***** Records for this task

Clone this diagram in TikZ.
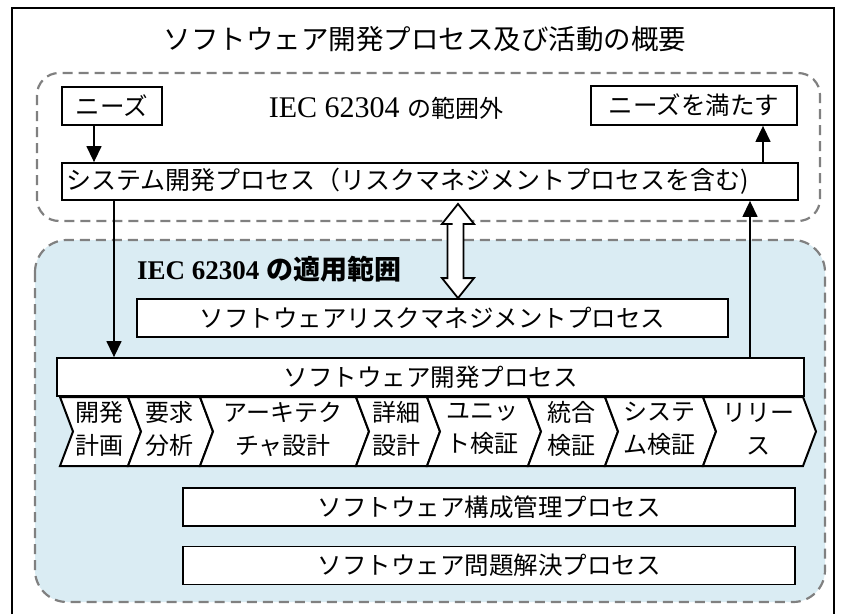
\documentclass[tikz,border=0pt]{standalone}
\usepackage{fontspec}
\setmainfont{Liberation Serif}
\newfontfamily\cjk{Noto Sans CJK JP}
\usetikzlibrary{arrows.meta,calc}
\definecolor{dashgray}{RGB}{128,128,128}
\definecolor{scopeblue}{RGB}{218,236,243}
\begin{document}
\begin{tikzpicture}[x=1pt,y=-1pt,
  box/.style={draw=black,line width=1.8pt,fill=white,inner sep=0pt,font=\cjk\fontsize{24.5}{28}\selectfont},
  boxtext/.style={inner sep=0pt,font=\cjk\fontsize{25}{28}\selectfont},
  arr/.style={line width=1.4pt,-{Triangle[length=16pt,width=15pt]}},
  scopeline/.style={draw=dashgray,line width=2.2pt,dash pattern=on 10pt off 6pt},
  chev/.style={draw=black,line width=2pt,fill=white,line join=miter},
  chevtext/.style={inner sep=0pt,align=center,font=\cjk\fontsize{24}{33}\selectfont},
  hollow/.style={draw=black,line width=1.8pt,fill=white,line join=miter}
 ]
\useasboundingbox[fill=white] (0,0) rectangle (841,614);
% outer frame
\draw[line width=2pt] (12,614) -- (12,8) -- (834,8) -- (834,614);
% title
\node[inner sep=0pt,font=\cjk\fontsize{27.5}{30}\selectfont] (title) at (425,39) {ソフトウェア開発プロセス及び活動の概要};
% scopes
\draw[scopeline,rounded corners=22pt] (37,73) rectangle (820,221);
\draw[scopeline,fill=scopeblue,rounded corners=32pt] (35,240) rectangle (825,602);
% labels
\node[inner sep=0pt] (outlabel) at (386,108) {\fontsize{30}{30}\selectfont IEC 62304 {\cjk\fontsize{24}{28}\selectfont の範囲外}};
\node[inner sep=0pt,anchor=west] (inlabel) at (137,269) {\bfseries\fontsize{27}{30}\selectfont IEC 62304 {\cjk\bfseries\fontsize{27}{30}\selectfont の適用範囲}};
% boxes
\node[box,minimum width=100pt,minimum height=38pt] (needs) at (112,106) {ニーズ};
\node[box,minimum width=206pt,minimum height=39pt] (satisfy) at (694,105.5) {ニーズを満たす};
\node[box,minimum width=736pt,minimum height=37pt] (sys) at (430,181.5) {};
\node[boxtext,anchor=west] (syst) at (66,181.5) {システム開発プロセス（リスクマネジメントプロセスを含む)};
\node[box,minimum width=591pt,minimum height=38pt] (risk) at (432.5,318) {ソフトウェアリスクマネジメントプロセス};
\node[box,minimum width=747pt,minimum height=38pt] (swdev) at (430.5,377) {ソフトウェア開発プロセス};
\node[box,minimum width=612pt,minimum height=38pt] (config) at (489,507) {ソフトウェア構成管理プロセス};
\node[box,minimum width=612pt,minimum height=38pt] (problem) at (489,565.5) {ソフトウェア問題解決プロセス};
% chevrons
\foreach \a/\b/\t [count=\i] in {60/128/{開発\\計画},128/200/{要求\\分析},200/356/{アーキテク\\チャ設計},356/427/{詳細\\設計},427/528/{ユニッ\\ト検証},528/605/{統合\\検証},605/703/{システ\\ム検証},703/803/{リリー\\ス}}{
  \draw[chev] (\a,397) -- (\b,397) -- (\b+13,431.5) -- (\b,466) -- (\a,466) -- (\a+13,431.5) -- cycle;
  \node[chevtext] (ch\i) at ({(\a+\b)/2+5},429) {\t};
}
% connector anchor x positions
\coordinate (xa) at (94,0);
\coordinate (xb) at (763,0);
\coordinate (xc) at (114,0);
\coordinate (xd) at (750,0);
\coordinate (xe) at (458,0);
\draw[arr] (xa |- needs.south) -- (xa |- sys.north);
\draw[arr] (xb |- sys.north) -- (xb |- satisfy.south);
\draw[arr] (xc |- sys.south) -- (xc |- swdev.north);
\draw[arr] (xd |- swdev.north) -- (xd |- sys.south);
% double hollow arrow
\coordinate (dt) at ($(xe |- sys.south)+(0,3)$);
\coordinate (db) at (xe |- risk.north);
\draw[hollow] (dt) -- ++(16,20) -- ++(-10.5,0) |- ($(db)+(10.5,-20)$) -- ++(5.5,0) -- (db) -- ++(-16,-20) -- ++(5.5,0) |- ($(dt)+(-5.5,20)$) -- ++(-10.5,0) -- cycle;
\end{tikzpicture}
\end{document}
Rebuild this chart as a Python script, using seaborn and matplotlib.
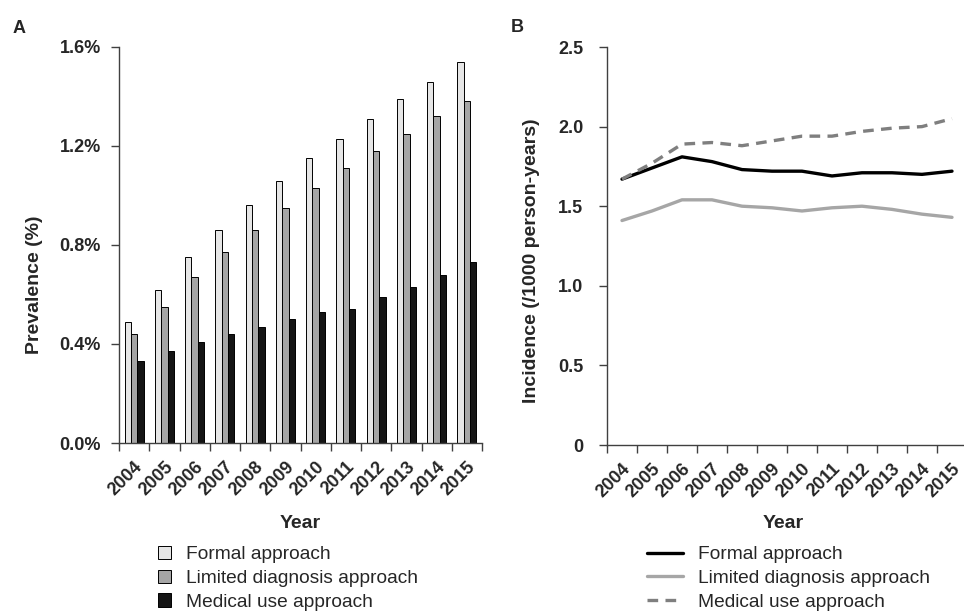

**********

Stated goal →
Every line above should be returned word for word, with the pictures left behind.

Answer to this exercise →
Clone this diagram in TikZ.
\documentclass[tikz,border=0pt]{standalone}
\usepackage{fontspec}
\setmainfont{Liberation Serif}
\newfontfamily\cjk{Noto Sans CJK JP}
\usetikzlibrary{arrows.meta,calc}
\definecolor{dashgray}{RGB}{128,128,128}
\definecolor{scopeblue}{RGB}{218,236,243}
\begin{document}
\begin{tikzpicture}[x=1pt,y=-1pt,
  box/.style={draw=black,line width=1.8pt,fill=white,inner sep=0pt,font=\cjk\fontsize{24.5}{28}\selectfont},
  boxtext/.style={inner sep=0pt,font=\cjk\fontsize{25}{28}\selectfont},
  arr/.style={line width=1.4pt,-{Triangle[length=16pt,width=15pt]}},
  scopeline/.style={draw=dashgray,line width=2.2pt,dash pattern=on 10pt off 6pt},
  chev/.style={draw=black,line width=2pt,fill=white,line join=miter},
  chevtext/.style={inner sep=0pt,align=center,font=\cjk\fontsize{24}{33}\selectfont},
  hollow/.style={draw=black,line width=1.8pt,fill=white,line join=miter}
 ]
\useasboundingbox[fill=white] (0,0) rectangle (841,614);
% outer frame
\draw[line width=2pt] (12,614) -- (12,8) -- (834,8) -- (834,614);
% title
\node[inner sep=0pt,font=\cjk\fontsize{27.5}{30}\selectfont] (title) at (425,39) {ソフトウェア開発プロセス及び活動の概要};
% scopes
\draw[scopeline,rounded corners=22pt] (37,73) rectangle (820,221);
\draw[scopeline,fill=scopeblue,rounded corners=32pt] (35,240) rectangle (825,602);
% labels
\node[inner sep=0pt] (outlabel) at (386,108) {\fontsize{30}{30}\selectfont IEC 62304 {\cjk\fontsize{24}{28}\selectfont の範囲外}};
\node[inner sep=0pt,anchor=west] (inlabel) at (137,269) {\bfseries\fontsize{27}{30}\selectfont IEC 62304 {\cjk\bfseries\fontsize{27}{30}\selectfont の適用範囲}};
% boxes
\node[box,minimum width=100pt,minimum height=38pt] (needs) at (112,106) {ニーズ};
\node[box,minimum width=206pt,minimum height=39pt] (satisfy) at (694,105.5) {ニーズを満たす};
\node[box,minimum width=736pt,minimum height=37pt] (sys) at (430,181.5) {};
\node[boxtext,anchor=west] (syst) at (66,181.5) {システム開発プロセス（リスクマネジメントプロセスを含む)};
\node[box,minimum width=591pt,minimum height=38pt] (risk) at (432.5,318) {ソフトウェアリスクマネジメントプロセス};
\node[box,minimum width=747pt,minimum height=38pt] (swdev) at (430.5,377) {ソフトウェア開発プロセス};
\node[box,minimum width=612pt,minimum height=38pt] (config) at (489,507) {ソフトウェア構成管理プロセス};
\node[box,minimum width=612pt,minimum height=38pt] (problem) at (489,565.5) {ソフトウェア問題解決プロセス};
% chevrons
\foreach \a/\b/\t [count=\i] in {60/128/{開発\\計画},128/200/{要求\\分析},200/356/{アーキテク\\チャ設計},356/427/{詳細\\設計},427/528/{ユニッ\\ト検証},528/605/{統合\\検証},605/703/{システ\\ム検証},703/803/{リリー\\ス}}{
  \draw[chev] (\a,397) -- (\b,397) -- (\b+13,431.5) -- (\b,466) -- (\a,466) -- (\a+13,431.5) -- cycle;
  \node[chevtext] (ch\i) at ({(\a+\b)/2+5},429) {\t};
}
% connector anchor x positions
\coordinate (xa) at (94,0);
\coordinate (xb) at (763,0);
\coordinate (xc) at (114,0);
\coordinate (xd) at (750,0);
\coordinate (xe) at (458,0);
\draw[arr] (xa |- needs.south) -- (xa |- sys.north);
\draw[arr] (xb |- sys.north) -- (xb |- satisfy.south);
\draw[arr] (xc |- sys.south) -- (xc |- swdev.north);
\draw[arr] (xd |- swdev.north) -- (xd |- sys.south);
% double hollow arrow
\coordinate (dt) at ($(xe |- sys.south)+(0,3)$);
\coordinate (db) at (xe |- risk.north);
\draw[hollow] (dt) -- ++(16,20) -- ++(-10.5,0) |- ($(db)+(10.5,-20)$) -- ++(5.5,0) -- (db) -- ++(-16,-20) -- ++(5.5,0) |- ($(dt)+(-5.5,20)$) -- ++(-10.5,0) -- cycle;
\end{tikzpicture}
\end{document}
Rebuild this chart as a Python script, using seaborn and matplotlib.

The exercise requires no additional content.